The Forum will limit the number of participants to 75. This activity is not meant to be a conference but rather an opportunity to strategize and further develop feminist alternative models and approaches to address women’s poverty and exclusion. There will be a combination of plenary sessions and more “hands on“ smaller group sessions. We anticipate that there will be approximately 12 smaller sessions and it is for these that we are seeking proposals. Partial subsidies will be available on a needs basis.

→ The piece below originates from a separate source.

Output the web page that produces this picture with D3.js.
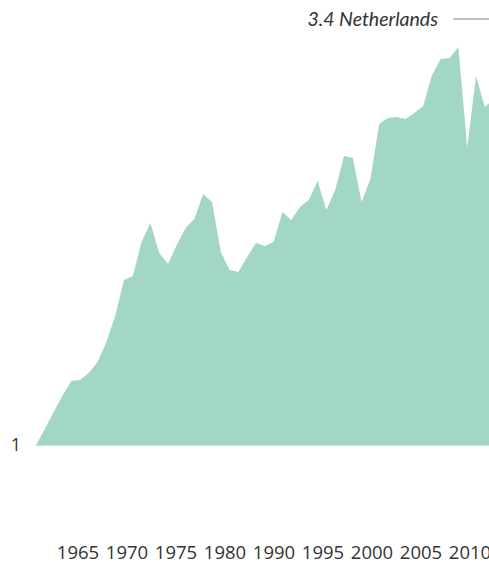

Interdisciplinary, multicultural and bilingual, this forum will be a space that will offer an opportunity to discuss local, national, and global developments that create opportunities and challenges to women’s active, creative, and critical participation as actors in resisting poverty and social exclusion. We are interested in both individual and collective strategies for alternative visions and practices in resisting poverty and social exclusion. We hope to receive material from grassroots activists, academics, and other individuals who are privately, publicly, and/or politically working with women resisting poverty and exclusion.
Call For Presentations
We invite proposals for round table discussions, interactive presentations, workshops, structured debates as well as art work, poetry and performances which explore, reflect, and mobilize around alternative models to women’s poverty and social exclusion. We welcome contributions from wide range of perspectives, particularly ones that are not usually included in the forefront of feminist discourse such as: sex workers, youth, transgender women, live-in caregivers, women with disabilities, and aboriginal women to name a few.